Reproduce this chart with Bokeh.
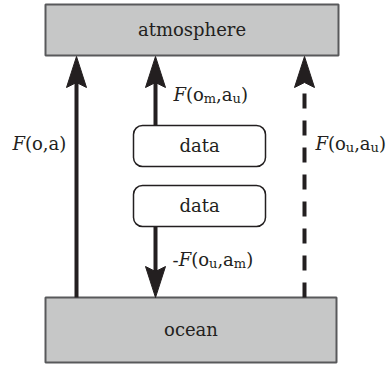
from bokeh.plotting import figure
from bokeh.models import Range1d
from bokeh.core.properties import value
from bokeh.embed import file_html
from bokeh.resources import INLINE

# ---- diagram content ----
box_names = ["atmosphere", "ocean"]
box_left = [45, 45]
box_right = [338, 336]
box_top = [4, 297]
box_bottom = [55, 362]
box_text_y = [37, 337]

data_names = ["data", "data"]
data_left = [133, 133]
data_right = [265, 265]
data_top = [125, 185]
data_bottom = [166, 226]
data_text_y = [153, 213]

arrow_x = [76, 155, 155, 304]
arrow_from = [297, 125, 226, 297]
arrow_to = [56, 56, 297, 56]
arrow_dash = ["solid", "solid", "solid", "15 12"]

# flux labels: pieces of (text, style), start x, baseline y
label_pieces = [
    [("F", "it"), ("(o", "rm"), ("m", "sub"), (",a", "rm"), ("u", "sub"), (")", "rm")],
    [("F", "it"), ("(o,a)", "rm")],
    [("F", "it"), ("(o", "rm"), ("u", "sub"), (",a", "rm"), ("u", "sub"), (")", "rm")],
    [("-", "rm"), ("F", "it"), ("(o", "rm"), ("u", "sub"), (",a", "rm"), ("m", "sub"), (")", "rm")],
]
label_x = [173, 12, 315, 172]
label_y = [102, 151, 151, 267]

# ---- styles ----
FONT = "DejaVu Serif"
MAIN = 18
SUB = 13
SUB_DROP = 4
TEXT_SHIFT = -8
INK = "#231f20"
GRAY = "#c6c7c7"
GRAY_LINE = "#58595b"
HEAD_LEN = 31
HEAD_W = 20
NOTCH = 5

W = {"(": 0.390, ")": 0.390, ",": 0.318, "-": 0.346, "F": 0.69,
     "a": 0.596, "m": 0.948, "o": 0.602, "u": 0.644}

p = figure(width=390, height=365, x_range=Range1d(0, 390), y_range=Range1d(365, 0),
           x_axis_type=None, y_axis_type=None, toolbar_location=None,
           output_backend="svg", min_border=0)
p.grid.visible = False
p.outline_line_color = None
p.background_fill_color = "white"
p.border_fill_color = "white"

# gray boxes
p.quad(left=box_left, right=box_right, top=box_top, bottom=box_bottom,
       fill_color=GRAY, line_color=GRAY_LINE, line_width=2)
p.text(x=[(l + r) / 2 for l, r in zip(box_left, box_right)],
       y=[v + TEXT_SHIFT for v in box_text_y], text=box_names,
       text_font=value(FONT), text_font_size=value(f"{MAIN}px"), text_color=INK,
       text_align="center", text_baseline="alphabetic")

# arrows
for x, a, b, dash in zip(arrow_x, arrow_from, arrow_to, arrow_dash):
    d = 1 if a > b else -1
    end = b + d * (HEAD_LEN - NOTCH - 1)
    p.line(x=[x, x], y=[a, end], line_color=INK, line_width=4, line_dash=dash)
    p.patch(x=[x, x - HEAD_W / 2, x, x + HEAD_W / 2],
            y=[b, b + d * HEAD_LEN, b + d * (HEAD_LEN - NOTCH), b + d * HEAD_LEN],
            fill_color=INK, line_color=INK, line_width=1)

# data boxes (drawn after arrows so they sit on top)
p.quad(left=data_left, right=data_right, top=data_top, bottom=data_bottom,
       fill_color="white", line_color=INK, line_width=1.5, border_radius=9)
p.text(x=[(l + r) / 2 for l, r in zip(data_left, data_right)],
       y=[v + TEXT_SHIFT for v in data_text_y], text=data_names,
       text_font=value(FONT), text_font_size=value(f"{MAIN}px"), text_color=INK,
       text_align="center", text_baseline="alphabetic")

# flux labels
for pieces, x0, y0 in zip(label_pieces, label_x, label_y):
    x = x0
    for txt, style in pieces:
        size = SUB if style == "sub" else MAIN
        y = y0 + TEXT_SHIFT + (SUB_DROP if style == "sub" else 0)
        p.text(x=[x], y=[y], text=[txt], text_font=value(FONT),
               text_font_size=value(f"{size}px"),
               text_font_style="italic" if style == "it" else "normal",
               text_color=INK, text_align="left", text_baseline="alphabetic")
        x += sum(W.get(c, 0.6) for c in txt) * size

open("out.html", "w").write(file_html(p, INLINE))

########################################

Task statement: Leave out the pictures and restate, word for word, the lines from the top of the data through the line containing "from bokeh.resources import INLINE", both included.

Response to the exercise:
Reproduce this chart with Bokeh.
from bokeh.plotting import figure
from bokeh.models import Range1d
from bokeh.core.properties import value
from bokeh.embed import file_html
from bokeh.resources import INLINE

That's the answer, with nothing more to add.